= Kevin Interdonato =

American actor

Kevin Interdonato (b. April 5, 1979) is an American actor. He began his career on the East Coast, an Actor known for his work on the rising Indie film scene in NYC, Philadelphia and NJ. From 2001, his Television roles on The Sopranos, Law And Order, CSI:NY, and being nationwide finalist in Producer Joel Silver's "Next Action Star", only added to his resume of Acting in many Award-Winning Independent Films. He is of Italian descent.

Interdonato attended Howell High School and Brookdale Community College.

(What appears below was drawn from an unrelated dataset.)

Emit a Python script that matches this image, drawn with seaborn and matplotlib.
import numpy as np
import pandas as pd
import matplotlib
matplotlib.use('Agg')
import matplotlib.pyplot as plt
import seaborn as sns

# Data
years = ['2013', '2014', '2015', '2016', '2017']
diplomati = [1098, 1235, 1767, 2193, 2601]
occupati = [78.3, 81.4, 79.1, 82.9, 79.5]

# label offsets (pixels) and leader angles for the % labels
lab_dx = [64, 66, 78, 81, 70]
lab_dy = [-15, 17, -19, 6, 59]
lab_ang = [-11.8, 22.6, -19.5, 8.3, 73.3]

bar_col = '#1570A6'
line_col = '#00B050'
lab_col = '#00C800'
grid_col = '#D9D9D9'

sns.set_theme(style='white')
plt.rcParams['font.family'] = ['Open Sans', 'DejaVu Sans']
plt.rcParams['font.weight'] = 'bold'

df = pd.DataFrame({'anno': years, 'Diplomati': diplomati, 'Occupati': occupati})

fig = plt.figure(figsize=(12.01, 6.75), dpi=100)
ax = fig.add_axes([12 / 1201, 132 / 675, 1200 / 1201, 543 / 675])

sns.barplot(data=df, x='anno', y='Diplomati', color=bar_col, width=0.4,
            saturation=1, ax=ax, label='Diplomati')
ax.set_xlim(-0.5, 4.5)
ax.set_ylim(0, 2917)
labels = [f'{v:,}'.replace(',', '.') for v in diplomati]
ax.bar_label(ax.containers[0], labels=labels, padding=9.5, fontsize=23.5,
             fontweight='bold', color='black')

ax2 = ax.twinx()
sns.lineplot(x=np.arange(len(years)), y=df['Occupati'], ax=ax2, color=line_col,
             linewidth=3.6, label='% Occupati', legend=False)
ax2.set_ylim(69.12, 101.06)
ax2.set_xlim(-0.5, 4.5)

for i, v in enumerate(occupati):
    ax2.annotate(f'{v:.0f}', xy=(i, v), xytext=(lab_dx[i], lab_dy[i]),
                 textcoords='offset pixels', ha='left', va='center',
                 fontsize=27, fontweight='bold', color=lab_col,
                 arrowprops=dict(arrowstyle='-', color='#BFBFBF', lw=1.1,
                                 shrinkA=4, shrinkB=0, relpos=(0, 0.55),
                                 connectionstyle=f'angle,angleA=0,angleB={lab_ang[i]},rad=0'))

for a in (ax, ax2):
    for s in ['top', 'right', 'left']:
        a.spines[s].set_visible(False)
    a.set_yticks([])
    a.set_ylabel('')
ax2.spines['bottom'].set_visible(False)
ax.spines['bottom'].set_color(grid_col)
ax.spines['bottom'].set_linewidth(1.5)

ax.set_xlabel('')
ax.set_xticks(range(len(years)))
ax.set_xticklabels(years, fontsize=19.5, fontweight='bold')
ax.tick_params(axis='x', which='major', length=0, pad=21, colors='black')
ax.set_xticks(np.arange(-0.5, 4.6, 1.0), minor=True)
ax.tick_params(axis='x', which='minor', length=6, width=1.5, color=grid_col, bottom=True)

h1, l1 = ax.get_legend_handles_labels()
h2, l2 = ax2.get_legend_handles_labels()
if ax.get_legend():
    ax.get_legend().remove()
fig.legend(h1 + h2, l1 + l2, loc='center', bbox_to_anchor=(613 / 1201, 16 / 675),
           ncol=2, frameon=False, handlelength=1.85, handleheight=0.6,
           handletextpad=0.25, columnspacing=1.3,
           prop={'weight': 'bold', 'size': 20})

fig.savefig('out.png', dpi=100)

An abrupt leave from the business to fulfill his military obligations led Kevin to a tour of duty in Baghdad, Iraq in 2004–05. Upon his return, Kevin eased back into film after contemplating his leave from the business. His work thereafter in the following years on the Indie Film scene led to being honored at the 2008 Garden State Film Festival, where he was awarded the "Robert Pastorelli Rising Star Award".

Kevin's continued work in Dramatic and Comedic roles garnered him recognition at numerous Film Festivals throughout the U.S., and was highlighted in IFQ magazine as "The New Badass of Indie Film" for his portrayal of Nazo in the award-winning feature film Blue Collar Boys.

Currently, Kevin is Acting, Writing, Producing and Directing several projects, including upcoming TV Series' Dirty Dead Con Men', and the feature film, Bad Frank which hit the film festival circuit in 2017. He is starring alongside Kevin Bacon in the Showtime series City on a Hill.